A contract required under HIPAA between a covered entity and any vendor ("business associate") that creates, receives, maintains, or transmits protected health information (PHI) on its behalf. It obligates the business associate to safeguard PHI and to flow the same obligations down to its own subcontractors. See HHS guidance on business associates.

DPA (Data Processing Agreement)

A contract required under GDPR Article 28 between a data controller and any processor handling personal data on its behalf. It must specify the subject matter, duration, and purpose of processing, require the processor to act only on documented instructions, and require the processor to impose the same obligations on any sub-processor it engages.

Subprocessor

A vendor's own vendor engaged to help process your data on the vendor's behalf - for example, the cloud hosting provider behind a SaaS product. This is the fourth-party relationship expressed as a data-protection term: under GDPR, engaging a subprocessor requires the controller's specific or general written authorization and contractually binding the subprocessor to the same data-protection obligations.

Right-to-audit clause

A contract provision giving the customer, or a party acting on its behalf, the right to inspect a vendor's controls, request evidence, or conduct an on-site or remote audit - sometimes with reciprocal terms that let a vendor satisfy multiple customers through a single pooled audit instead of many. DORA explicitly requires audit and access rights in ICT third-party contracts supporting critical functions.

Where to go next

For the full program lifecycle these terms sit inside, start with what is TPRM, then continuous vendor monitoring and evidence-based risk scoring for how modern programs keep this vocabulary current rather than filed away in an annual questionnaire. For platform evaluation, see comparing TPRM platforms.

Frequently asked questions

What is the difference between inherent risk and residual risk in third-party risk management?

Inherent risk is the exposure a vendor represents before any controls are considered, based on factors like the data it can access and how critical it is to your operations. Residual risk is what remains after accounting for the vendor's own controls and any compensating measures your organization has in place. Mature programs tier vendors and set monitoring intensity based on residual risk, since two vendors with identical inherent risk can warrant very different levels of scrutiny depending on how well each is actually controlled.

What is a fourth-party vendor?

A fourth party is your vendor's own vendor - for example, the cloud infrastructure provider a SaaS tool runs on, or a payment processor a platform integrates with. You have no direct contract with a fourth party, so visibility into it depends on your vendor disclosing its subcontractors. Extending the same idea further down a subcontracting chain - fifth parties, sixth parties, and beyond - is generally called Nth-party risk, and regulations like DORA increasingly expect firms to map that chain rather than stop at the first tier.
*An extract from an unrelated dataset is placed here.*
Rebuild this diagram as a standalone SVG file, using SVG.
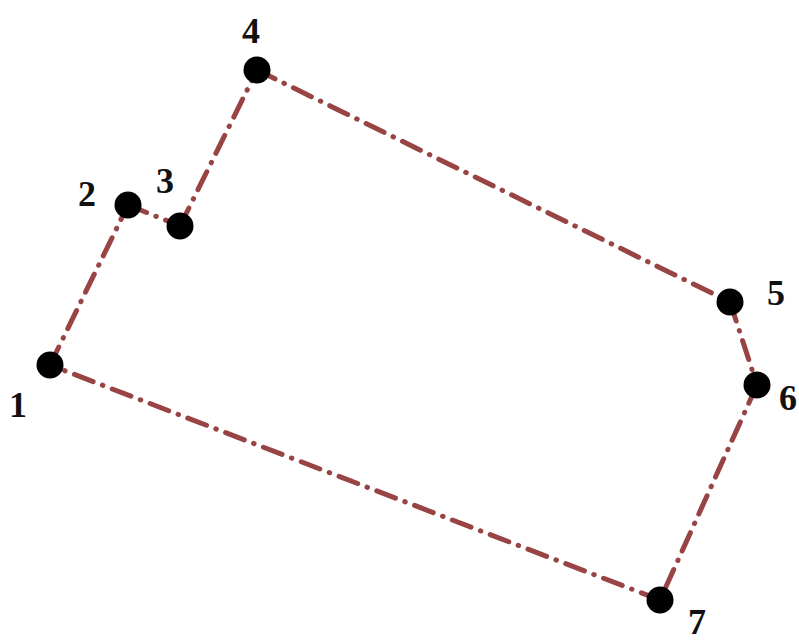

What does C-SCRM stand for and how does it relate to TPRM?

C-SCRM stands for cyber supply chain risk management, the term NIST uses in NIST SP 800-161 for managing cybersecurity risk introduced through an organization's supply chain of hardware, software, and services. It overlaps heavily with third-party risk management but frames the problem specifically around supply chain integrity and federal control mapping, while TPRM is the broader, vendor-inclusive discipline covering the full lifecycle from intake through offboarding.

What is the difference between the SIG and CAIQ questionnaires?

The SIG (Standardized Information Gathering questionnaire), published by Shared Assessments, is a general-purpose, modular vendor-security questionnaire used across industries. The CAIQ (Consensus Assessments Initiative Questionnaire), published by the Cloud Security Alliance as part of its STAR program, is mapped specifically to the CSA Cloud Controls Matrix and is the more common choice when the vendor being assessed is a cloud service provider. Many programs use the SIG as their default questionnaire and substitute or supplement it with the CAIQ for cloud-specific vendors.